Nous trouvons que la "vraie vie" avec ses "vrais" problèmes est tellement plus importante !" Je vais demander à notre petite étudiante en philosophie à Tours que nous désignons sous le nom d’Hanouille la fripouille, d’aller se recueillir devant ce tableau de la cathédrale. Souvent elle m’a entendu mettre en pièce le mot frigorifié en le prononçant : griforifié soit griffe et horrifié, tellement notre sang Ibérique se fige dans les froids hivers des terres du nord de la gaule. Notre moi intérieur en serait donc là ? Quelle horreur, arrêtons nous un peu de grâce ! Merci Dazur au beau blason !
je recherche un vitrail de st martin par l’atelier tiercelin à paris en 1876 ?
Ce vitrail represente dieux , deux anges et st martin à cheval avec le mendiant à coté
merci d’avance si vous avez une photo de ce vitrail situé dans une eglise du 77
Bonjour,
la statue de saint Martin que vous publiez sous le titre " cathédrale d’Auxerre" ne s’y trouve pas, car elles est dans l’église abbatiale St-Germain de la ville et non à la cathédrale St-Étienne
Cordialement
Patrice Wahlen, " Les amis de la cathédrale d’Auxerre"

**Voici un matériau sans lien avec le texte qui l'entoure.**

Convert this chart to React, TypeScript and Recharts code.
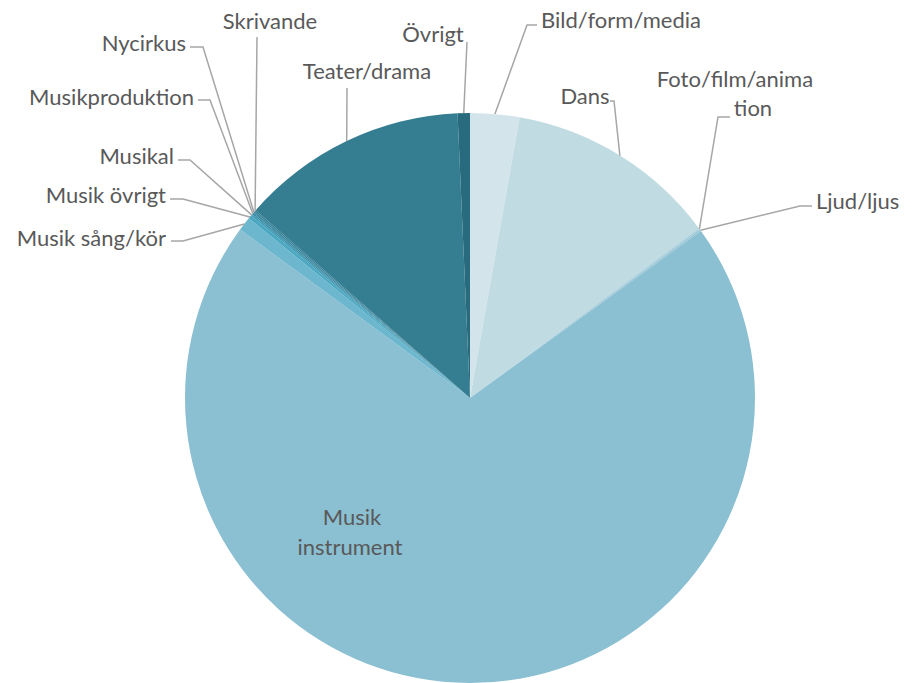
import React from "react";
import { PieChart, Pie, Cell } from "recharts";

const categories = [
  "Bild/form/media",
  "Dans",
  "Foto/film/animation",
  "Ljud/ljus",
  "Musik instrument",
  "Musik sång/kör",
  "Musik övrigt",
  "Musikal",
  "Musikproduktion",
  "Nycirkus",
  "Skrivande",
  "Teater/drama",
  "Övrigt",
];
const values = [28, 121, 1, 1, 703, 8, 2, 1, 1, 1, 1, 129, 7];
const colors = [
  "#d3e5eb",
  "#c1dbe3",
  "#a9cfdc",
  "#9ac7d7",
  "#8bbfd2",
  "#6db7ce",
  "#4aa7c2",
  "#3e9ab5",
  "#3a8ea8",
  "#38879f",
  "#368197",
  "#357d91",
  "#286b7e",
];
// label text lines (for wrapped labels)
const labelLines: Record<string, string[]> = {
  "Foto/film/animation": ["Foto/film/anima", "tion"],
  "Musik instrument": ["Musik", "instrument"],
};

// label placement: leader-line elbow/end points and text anchor
type Layout = {
  pts: [number, number][];
  text: [number, number][];
  anchor: "start" | "middle" | "end";
  inside?: boolean;
};
const layout: Record<string, Layout> = {
  "Bild/form/media": { pts: [[527, 25], [537, 25]], text: [[541, 19]], anchor: "start" },
  Dans: { pts: [[614, 101], [610, 101]], text: [[585, 95]], anchor: "middle" },
  "Foto/film/animation": { pts: [[718, 117], [730, 117]], text: [[735, 78], [753, 107]], anchor: "middle" },
  "Ljud/ljus": { pts: [[800, 206], [812, 206]], text: [[816, 200]], anchor: "start" },
  "Musik instrument": { pts: [], text: [[352, 516], [350, 546]], anchor: "middle", inside: true },
  "Musik sång/kör": { pts: [[183, 241], [171, 241]], text: [[166, 237]], anchor: "end" },
  "Musik övrigt": { pts: [[183, 199], [170, 199]], text: [[166, 194]], anchor: "end" },
  Musikal: { pts: [[190, 160], [178, 160]], text: [[174, 155]], anchor: "end" },
  Musikproduktion: { pts: [[210, 100], [198, 100]], text: [[194, 96]], anchor: "end" },
  Nycirkus: { pts: [[203, 47], [190, 47]], text: [[186, 42]], anchor: "end" },
  Skrivande: { pts: [[257, 37]], text: [[270, 20]], anchor: "middle" },
  "Teater/drama": { pts: [[347, 88]], text: [[367, 70]], anchor: "middle" },
  "Övrigt": { pts: [[467, 42]], text: [[433, 33]], anchor: "middle" },
};

const data = categories.map((name, i) => ({ name, value: values[i] }));

const RAD = Math.PI / 180;

const renderLabel = (props: any) => {
  const { cx, cy, midAngle, outerRadius, name } = props;
  const l = layout[name];
  if (!l) return null;
  const ex = cx + outerRadius * Math.cos(-midAngle * RAD);
  const ey = cy + outerRadius * Math.sin(-midAngle * RAD);
  const lines = labelLines[name] || [name];
  const pts = [[ex, ey], ...l.pts];
  return (
    <g key={name}>
      {!l.inside && pts.length > 1 && (
        <polyline
          points={pts.map((p) => p.join(",")).join(" ")}
          fill="none"
          stroke="#a6a6a6"
          strokeWidth={1.5}
        />
      )}
      {lines.map((t, i) => (
        <text
          key={i}
          x={l.text[i][0]}
          y={l.text[i][1]}
          textAnchor={l.anchor}
          dominantBaseline="central"
          fill="#595959"
          fontSize={22}
          fontFamily="Lato, 'Liberation Sans', sans-serif"
        >
          {t}
        </text>
      ))}
    </g>
  );
};

export default function App() {
  return (
    <div style={{ position: "absolute", left: 0, top: 0, width: 913, height: 683, background: "#fff" }}>
      <PieChart width={913} height={683} margin={{ top: 0, right: 0, bottom: 0, left: 0 }}>
        <Pie
          data={data}
          dataKey="value"
          nameKey="name"
          cx={470}
          cy={398}
          outerRadius={285}
          startAngle={90}
          endAngle={-270}
          stroke="none"
          label={renderLabel}
          labelLine={false}
          isAnimationActive={false}
        >
          {data.map((d, i) => (
            <Cell key={d.name} fill={colors[i]} stroke="none" />
          ))}
        </Pie>
      </PieChart>
    </div>
  );
}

Cette présentation de Saint Martin est séduisante et évoque une recherche de soi... Merci Dazur pour le commentaire ci-dessous...
Pour "prendre soin" de son moi intérieur, il faut d’abord prendre le temps de s’arrêter, comme le fait Martin. Faire taire l’agitation, l’activisme à tout prix, le bruit, les machines de toutes sortes qui nous entraînent "ailleurs"... Il faut cesser de courir après l’Avoir - aussi noble soit-il - et accorder du temps à l’Etre... Prendre le temps de faire une pause en sa propre compagnie...
Très intéressant cheminement sur la représentation progressive du mendiant vers un visage très christique que nous indique très justement Azalaïs et où le service prend sa valeur désintéressée et met en exergue le proverbe : "Charité bien ordonnée commence par soi-même".
Avez vous remarqué ? Sur le vitrail de Saint-Martin d’Etampes, le mendiant a la posture et le visage du Christ lors de son baptême dans le Jourdain, selon les représentations traditionnelles.